Starting with a freshly installed Ubuntu 16.04 fully patched, we need to satisfy a few prerequisites for our software access point. These include:
- The Aircrack-NG Suite – The Airbase-NG component of this tool suite will be used to emulate the actual wireless access point itself.
- The bridge utilities package – This component will allow us to bridge the interface that our access point is running on to an internet-connected interface. It will also allow us to observe and record activity across the bridge interface.
- The wireless tools package – This package contains the iwconfig utility which can be used to inspect and alter the configuration of your wireless adapter.
- The rfkill utility – This utility will allow us free up the wireless adapter from control by the host operating system so we can use it to support our AP.
- ISC DHCP Server – This package will provide DHCP support for our AP so connecting clients get proper IP address and DNS settings.

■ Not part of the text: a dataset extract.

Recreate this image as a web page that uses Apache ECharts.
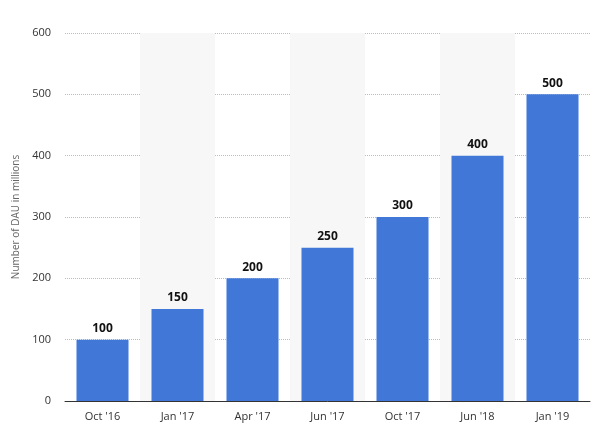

These prerequisites can be installed by running the following command as root:
sudo apt-get install aircrack-ng bridge-utils wireless-tools rfkill isc-dhcp-server
Note: It is a good idea to run the following before installing the above packages to ensure that your system is completely up to date:
- sudo apt-get update
- sudo apt-get upgrade & sudo apt-get dist-upgrade
With the prerequisites out of the way, we can begin to configure our software AP. First, connect the wireless adapter to the host and ensure that the adapter is recognized by the operating system. Use the iwconfig and ifconfig commands to ensure that the newly connected adapter appears in the interface list as seen below.
Next, we need to prevent the host operating system from using this interface in managed mode. To do so we will issue the commands “nmcli radio wifi off” and “rfkill unblock all.” The first command disabled management of the wifi radio by the host operating system network manager. The second removes software blocks that the operating system has placed on wireless devices.
With the wireless adapter free for use, we can now start broadcasting our SSID using Airbase-NG as seen below. This command takes the SSID that we wish to advertise and the adapter that will host it. This access point is just used as a quick security testing capability and does not encrypt traffic. If encryption using WPA2 is desired, the hostapd package should be considered as an alternative.
At this point, we can connect a client to the SSID but it won’t be able to obtain an IP address or surf the internet. This is where the bridge utilities package comes into play. As seen above, airbase-ng creates an interface at0. We will create a bridge named br0 and add the at0 interface to the bridge. Then we will bring both interfaces up and assign an IP address to the bridge interface.
The bridge interface br0 now has the IP address of our default gateway assigned and shares an Ethernet segment with at0. However, a connecting client still won’t get an IP address or be able to communicate with the internet.
The next step is to configure our DHCP server to provide an IP address, default gateway, and name server information to connecting clients. This will be accomplished using the ISC DHCP server that we installed during initial configuration of our system. For the purposes of this demonstration we’ve made a copy of /etc/dhcp/dhcpd.conf in root’s home directory to experiment with. Using the configuration file seen below we’ve specified name servers (220.127.116.11), the subnet we will be servicing (192.168.100.0/24), the range of IP addresses in our scope (192.168.100.10-99), and our default gateway (192.168.100.1).
Next we need to start the DHCP server. However, since we’re running the DHCP instance interactively as root we need to take ownership of the dhcp.leases file otherwise we will receive an error when we attempt to start the server. This change is not permanent. After each reboot, ownership will revert so this must be reaccomplished each time you restart the operating system running your AP.
After altering ownership of the leases file, we can start the DHCP server on our bridge interface using the configuration file we just created. If the server starts successfully, you’ll see output similar to what appears below.
Now our clients can connect to the software AP and will get appropriate IP information from our DHCP server. However, they still won’t be able to communicate to the internet. The final step in getting our AP up and running is to to enable IP forwarding and to insert a rule into the iptables firewall to forward and NAT traffic with a source address in the range of our wireless segment.
This tells the linux kernel to enable IP forwarding and use its routing table to deliver traffic. Then it NATs the outbound traffic with source addresses matching our wireless segment using the address bound to our Ethernet adapter.
With all of this in place, we should be able to observe associations, lease establishment, and monitor traffic as seen below.
Having this capability will allow us to observe behavior when connecting to an open AP (think less about standard operating systems and more about IOT devices) and analyze traffic being passed between the client and backend infrastructure. As always, be aware of any sensitive data being passed back and forth and seek a more secure alternative if necessary. As identified above, there are many alternatives to this technique.